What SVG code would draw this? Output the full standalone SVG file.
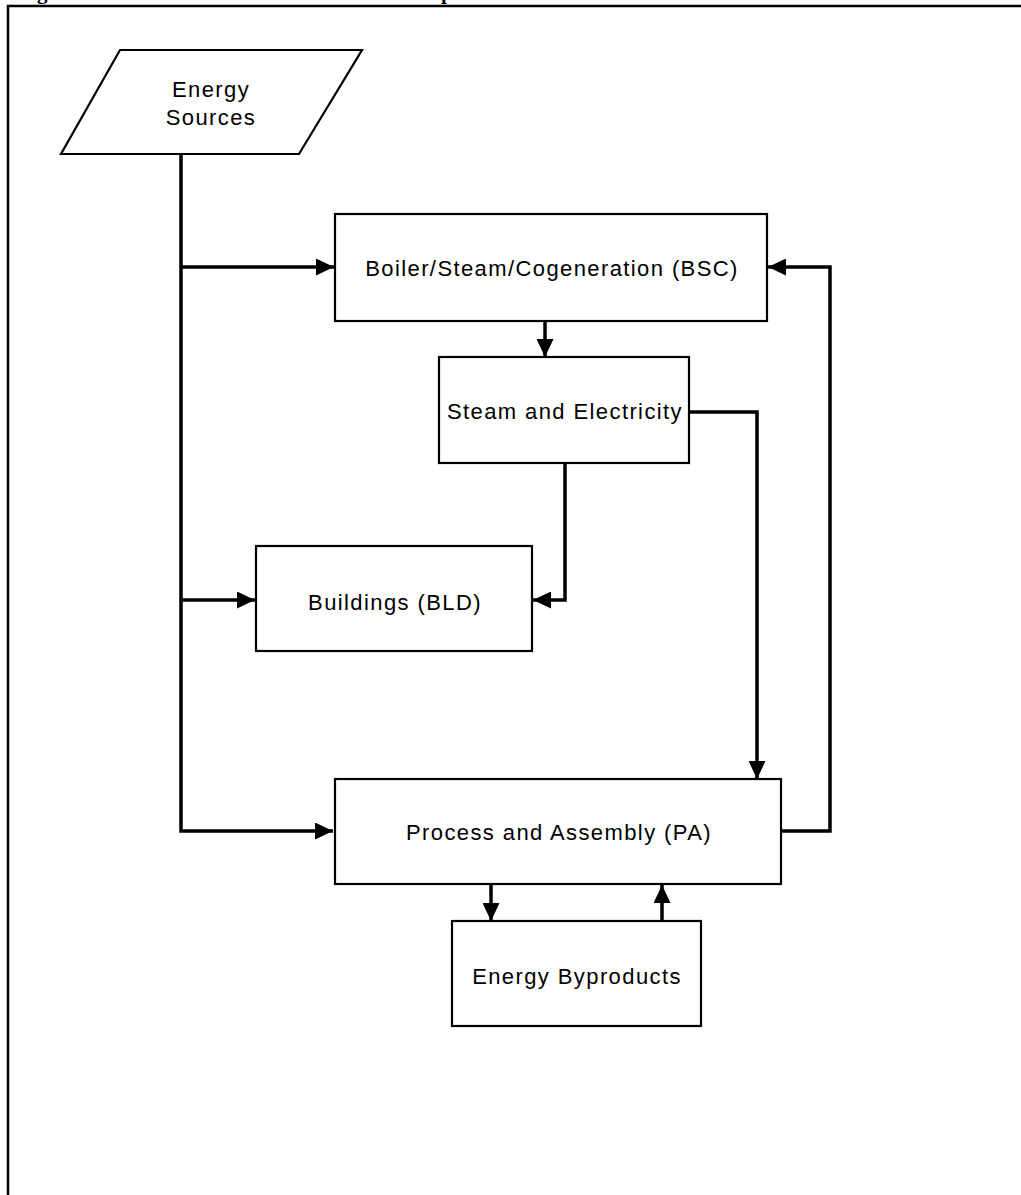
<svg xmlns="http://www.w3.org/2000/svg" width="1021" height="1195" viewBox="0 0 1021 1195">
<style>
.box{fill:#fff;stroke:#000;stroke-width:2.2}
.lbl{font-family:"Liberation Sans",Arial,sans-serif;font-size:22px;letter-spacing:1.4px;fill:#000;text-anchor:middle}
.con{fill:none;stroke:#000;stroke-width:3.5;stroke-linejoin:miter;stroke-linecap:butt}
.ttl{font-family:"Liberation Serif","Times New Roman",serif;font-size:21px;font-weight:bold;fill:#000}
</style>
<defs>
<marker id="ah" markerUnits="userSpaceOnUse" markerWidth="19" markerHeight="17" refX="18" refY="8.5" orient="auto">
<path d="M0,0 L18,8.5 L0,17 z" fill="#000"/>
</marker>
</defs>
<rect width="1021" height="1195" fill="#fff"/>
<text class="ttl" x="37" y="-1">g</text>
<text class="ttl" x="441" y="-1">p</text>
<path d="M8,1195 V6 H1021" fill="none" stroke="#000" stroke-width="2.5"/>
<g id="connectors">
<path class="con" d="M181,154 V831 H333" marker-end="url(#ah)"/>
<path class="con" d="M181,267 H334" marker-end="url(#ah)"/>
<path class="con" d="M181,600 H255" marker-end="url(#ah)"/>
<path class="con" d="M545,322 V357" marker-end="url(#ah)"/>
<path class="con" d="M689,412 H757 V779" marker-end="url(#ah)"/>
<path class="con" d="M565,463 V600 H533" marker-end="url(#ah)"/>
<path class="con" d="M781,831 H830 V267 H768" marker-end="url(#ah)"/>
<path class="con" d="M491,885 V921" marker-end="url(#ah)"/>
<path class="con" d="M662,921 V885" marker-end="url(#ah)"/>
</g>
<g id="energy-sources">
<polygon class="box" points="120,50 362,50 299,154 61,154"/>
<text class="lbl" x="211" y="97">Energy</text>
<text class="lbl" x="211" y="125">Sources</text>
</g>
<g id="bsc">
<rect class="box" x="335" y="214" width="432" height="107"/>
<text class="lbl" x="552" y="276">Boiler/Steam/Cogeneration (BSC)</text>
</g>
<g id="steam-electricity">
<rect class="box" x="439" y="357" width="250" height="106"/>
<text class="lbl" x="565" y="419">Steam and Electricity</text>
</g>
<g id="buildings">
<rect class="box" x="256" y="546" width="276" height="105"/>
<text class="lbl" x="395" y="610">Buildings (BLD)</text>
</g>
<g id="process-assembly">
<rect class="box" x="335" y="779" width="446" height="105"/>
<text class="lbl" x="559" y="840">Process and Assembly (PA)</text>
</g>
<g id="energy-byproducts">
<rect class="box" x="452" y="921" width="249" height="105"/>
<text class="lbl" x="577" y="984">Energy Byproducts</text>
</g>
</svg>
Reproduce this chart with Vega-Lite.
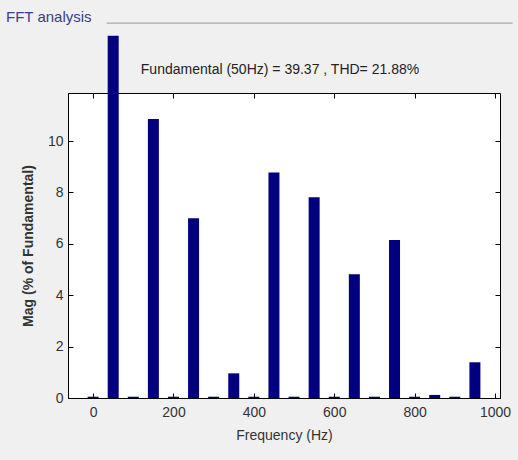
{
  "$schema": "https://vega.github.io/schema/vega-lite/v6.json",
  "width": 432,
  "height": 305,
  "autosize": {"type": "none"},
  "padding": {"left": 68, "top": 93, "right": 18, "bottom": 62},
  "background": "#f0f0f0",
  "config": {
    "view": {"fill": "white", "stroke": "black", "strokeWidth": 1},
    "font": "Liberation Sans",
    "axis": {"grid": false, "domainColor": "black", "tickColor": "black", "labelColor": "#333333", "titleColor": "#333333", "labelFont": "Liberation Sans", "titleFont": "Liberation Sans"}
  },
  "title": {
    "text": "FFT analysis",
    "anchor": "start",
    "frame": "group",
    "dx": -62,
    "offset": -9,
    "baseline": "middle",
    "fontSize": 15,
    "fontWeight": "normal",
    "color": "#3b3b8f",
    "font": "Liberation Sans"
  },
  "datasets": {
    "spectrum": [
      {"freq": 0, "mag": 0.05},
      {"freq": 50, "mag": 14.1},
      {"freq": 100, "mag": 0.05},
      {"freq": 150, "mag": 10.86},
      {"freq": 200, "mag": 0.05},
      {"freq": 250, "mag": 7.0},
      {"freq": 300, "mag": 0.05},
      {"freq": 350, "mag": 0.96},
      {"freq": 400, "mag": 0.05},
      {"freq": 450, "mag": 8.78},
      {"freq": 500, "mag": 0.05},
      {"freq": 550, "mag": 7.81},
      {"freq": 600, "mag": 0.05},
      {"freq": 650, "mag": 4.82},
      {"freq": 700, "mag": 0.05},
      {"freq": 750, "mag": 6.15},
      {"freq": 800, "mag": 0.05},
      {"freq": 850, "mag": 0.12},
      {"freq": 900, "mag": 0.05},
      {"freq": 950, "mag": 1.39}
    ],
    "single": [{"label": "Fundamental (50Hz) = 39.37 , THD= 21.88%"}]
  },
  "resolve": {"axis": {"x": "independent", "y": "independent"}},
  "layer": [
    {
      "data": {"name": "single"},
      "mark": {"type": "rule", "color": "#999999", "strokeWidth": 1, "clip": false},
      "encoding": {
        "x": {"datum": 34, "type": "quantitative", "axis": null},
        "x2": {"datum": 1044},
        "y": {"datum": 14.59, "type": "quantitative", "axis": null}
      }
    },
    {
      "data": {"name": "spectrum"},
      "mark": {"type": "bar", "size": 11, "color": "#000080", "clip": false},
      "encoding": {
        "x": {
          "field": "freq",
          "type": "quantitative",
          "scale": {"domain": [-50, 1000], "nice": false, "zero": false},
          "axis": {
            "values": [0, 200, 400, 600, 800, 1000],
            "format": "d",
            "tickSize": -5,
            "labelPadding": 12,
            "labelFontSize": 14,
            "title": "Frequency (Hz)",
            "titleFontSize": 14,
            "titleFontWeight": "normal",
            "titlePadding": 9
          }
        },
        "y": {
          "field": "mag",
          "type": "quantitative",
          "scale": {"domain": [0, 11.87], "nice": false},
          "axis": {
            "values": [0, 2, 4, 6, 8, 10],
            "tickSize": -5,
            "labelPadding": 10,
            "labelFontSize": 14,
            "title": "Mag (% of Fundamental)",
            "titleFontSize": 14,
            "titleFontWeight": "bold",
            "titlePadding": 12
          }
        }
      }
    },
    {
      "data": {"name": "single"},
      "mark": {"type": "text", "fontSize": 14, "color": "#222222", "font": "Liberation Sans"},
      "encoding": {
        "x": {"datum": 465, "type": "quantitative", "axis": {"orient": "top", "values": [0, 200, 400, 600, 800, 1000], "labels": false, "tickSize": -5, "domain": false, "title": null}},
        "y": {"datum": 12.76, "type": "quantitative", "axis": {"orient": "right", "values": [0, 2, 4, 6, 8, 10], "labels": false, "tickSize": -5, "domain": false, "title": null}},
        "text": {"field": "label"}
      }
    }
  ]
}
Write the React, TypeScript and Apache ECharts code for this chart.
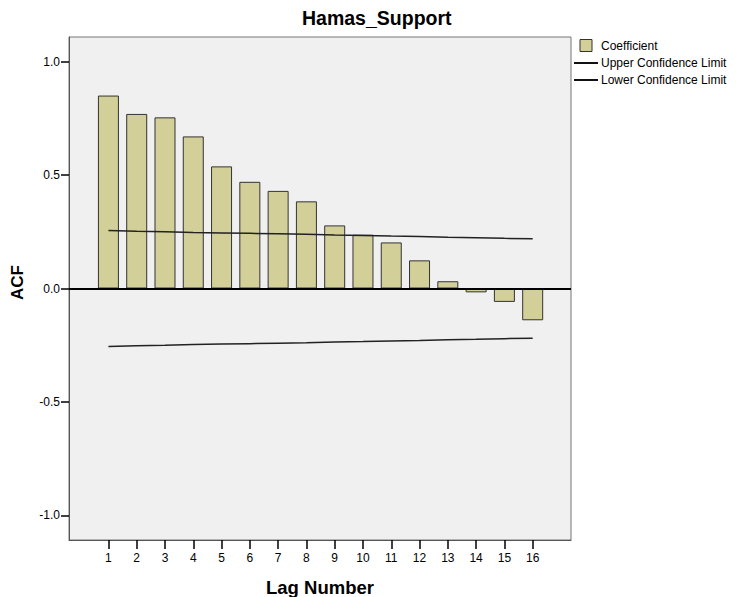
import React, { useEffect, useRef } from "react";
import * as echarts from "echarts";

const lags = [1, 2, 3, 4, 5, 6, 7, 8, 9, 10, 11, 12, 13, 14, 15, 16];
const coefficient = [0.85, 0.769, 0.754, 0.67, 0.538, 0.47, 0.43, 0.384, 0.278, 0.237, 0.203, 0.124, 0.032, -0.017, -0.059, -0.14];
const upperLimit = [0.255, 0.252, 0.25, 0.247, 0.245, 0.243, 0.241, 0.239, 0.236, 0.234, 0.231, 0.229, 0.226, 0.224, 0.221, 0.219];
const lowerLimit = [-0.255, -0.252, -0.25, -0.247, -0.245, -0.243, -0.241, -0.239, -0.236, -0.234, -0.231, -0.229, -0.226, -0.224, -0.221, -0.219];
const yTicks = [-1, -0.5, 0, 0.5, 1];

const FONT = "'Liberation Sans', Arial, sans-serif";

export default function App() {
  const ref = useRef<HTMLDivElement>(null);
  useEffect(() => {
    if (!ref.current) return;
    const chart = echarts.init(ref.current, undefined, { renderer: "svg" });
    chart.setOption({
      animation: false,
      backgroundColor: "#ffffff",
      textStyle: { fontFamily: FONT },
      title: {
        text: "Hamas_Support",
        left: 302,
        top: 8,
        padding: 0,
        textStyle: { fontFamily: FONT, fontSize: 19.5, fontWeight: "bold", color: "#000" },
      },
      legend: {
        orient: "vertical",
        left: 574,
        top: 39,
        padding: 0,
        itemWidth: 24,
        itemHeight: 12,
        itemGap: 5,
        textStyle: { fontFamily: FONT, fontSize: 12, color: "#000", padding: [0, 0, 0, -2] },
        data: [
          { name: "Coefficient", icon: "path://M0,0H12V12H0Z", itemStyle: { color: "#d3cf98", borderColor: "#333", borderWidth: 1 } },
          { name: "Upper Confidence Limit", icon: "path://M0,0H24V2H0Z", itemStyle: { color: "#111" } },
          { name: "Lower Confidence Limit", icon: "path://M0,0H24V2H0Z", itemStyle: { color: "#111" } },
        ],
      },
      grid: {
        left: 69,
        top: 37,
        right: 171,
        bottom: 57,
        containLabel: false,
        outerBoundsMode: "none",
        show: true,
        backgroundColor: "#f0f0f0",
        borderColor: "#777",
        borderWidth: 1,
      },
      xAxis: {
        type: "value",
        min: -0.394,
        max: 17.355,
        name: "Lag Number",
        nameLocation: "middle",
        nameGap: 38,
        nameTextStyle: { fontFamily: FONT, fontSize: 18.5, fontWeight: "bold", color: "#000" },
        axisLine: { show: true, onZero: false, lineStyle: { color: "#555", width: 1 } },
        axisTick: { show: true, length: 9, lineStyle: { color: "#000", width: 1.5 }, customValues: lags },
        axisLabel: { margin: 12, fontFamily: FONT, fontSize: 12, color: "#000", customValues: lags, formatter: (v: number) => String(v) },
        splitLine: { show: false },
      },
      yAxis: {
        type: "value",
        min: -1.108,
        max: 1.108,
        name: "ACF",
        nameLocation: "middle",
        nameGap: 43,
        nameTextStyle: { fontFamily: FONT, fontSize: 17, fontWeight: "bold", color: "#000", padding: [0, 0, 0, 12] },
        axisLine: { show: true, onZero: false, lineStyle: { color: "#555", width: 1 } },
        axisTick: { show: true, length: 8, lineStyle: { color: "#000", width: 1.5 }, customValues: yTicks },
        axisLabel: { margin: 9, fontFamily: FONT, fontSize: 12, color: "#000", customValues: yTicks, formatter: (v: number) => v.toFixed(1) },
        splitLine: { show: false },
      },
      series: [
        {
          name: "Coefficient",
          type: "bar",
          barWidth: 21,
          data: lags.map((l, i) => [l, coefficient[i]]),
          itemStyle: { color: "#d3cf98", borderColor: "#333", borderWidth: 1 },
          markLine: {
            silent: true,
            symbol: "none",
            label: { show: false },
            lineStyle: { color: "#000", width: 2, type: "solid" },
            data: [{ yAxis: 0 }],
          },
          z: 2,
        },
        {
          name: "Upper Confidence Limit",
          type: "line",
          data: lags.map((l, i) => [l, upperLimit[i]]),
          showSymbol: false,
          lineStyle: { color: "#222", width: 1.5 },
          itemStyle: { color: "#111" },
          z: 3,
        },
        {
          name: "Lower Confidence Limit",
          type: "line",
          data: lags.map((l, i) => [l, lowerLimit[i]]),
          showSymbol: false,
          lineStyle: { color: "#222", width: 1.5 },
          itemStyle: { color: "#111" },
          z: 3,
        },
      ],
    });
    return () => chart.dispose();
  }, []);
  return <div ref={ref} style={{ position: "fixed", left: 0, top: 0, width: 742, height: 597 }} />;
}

----

Working from the listing above, pick out every line that has "React" and copy it.

● Answer to the task:
Write the React, TypeScript and Apache ECharts code for this chart.
import React, { useEffect, useRef } from "react";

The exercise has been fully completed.